- **Problem details**: Reproduce all the material exactly, minus any pictures it holds.

- **Given material**:
# # # # #
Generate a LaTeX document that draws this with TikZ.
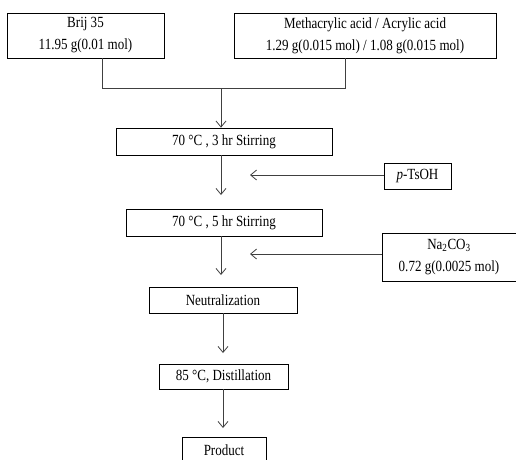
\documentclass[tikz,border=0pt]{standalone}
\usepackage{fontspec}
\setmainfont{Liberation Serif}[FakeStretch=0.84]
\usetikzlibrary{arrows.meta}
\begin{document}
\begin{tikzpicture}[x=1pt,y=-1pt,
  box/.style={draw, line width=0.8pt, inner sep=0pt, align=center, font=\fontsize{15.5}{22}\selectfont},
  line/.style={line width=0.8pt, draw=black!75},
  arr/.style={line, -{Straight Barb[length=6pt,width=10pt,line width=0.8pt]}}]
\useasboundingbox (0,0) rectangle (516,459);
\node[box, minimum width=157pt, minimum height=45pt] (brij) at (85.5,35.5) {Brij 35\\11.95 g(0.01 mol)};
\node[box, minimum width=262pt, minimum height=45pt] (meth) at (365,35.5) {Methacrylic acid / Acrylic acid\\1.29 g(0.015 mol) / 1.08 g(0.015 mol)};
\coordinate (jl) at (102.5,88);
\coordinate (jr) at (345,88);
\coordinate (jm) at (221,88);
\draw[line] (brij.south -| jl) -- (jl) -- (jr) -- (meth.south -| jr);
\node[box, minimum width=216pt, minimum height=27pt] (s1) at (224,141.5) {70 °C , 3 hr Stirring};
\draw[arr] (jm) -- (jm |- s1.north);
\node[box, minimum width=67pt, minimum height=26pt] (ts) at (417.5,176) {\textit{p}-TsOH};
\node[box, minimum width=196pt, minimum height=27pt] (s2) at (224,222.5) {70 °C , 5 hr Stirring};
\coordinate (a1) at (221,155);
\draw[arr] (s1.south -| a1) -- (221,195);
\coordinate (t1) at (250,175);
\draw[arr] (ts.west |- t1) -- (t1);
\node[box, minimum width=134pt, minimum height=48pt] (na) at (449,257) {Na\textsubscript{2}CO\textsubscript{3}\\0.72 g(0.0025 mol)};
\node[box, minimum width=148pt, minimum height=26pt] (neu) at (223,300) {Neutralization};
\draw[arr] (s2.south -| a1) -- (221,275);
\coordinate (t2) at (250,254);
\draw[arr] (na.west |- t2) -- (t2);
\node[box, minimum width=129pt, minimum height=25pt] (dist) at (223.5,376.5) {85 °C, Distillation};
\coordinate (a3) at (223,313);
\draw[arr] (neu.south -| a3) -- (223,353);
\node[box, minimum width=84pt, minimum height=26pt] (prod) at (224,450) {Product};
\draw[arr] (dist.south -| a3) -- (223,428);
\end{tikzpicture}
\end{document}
# # # # #
- **Task response**:
Generate a LaTeX document that draws this with TikZ.
\documentclass[tikz,border=0pt]{standalone}
\usepackage{fontspec}
\setmainfont{Liberation Serif}[FakeStretch=0.84]
\usetikzlibrary{arrows.meta}
\begin{document}
\begin{tikzpicture}[x=1pt,y=-1pt,
  box/.style={draw, line width=0.8pt, inner sep=0pt, align=center, font=\fontsize{15.5}{22}\selectfont},
  line/.style={line width=0.8pt, draw=black!75},
  arr/.style={line, -{Straight Barb[length=6pt,width=10pt,line width=0.8pt]}}]
\useasboundingbox (0,0) rectangle (516,459);
\node[box, minimum width=157pt, minimum height=45pt] (brij) at (85.5,35.5) {Brij 35\\11.95 g(0.01 mol)};
\node[box, minimum width=262pt, minimum height=45pt] (meth) at (365,35.5) {Methacrylic acid / Acrylic acid\\1.29 g(0.015 mol) / 1.08 g(0.015 mol)};
\coordinate (jl) at (102.5,88);
\coordinate (jr) at (345,88);
\coordinate (jm) at (221,88);
\draw[line] (brij.south -| jl) -- (jl) -- (jr) -- (meth.south -| jr);
\node[box, minimum width=216pt, minimum height=27pt] (s1) at (224,141.5) {70 °C , 3 hr Stirring};
\draw[arr] (jm) -- (jm |- s1.north);
\node[box, minimum width=67pt, minimum height=26pt] (ts) at (417.5,176) {\textit{p}-TsOH};
\node[box, minimum width=196pt, minimum height=27pt] (s2) at (224,222.5) {70 °C , 5 hr Stirring};
\coordinate (a1) at (221,155);
\draw[arr] (s1.south -| a1) -- (221,195);
\coordinate (t1) at (250,175);
\draw[arr] (ts.west |- t1) -- (t1);
\node[box, minimum width=134pt, minimum height=48pt] (na) at (449,257) {Na\textsubscript{2}CO\textsubscript{3}\\0.72 g(0.0025 mol)};
\node[box, minimum width=148pt, minimum height=26pt] (neu) at (223,300) {Neutralization};
\draw[arr] (s2.south -| a1) -- (221,275);
\coordinate (t2) at (250,254);
\draw[arr] (na.west |- t2) -- (t2);
\node[box, minimum width=129pt, minimum height=25pt] (dist) at (223.5,376.5) {85 °C, Distillation};
\coordinate (a3) at (223,313);
\draw[arr] (neu.south -| a3) -- (223,353);
\node[box, minimum width=84pt, minimum height=26pt] (prod) at (224,450) {Product};
\draw[arr] (dist.south -| a3) -- (223,428);
\end{tikzpicture}
\end{document}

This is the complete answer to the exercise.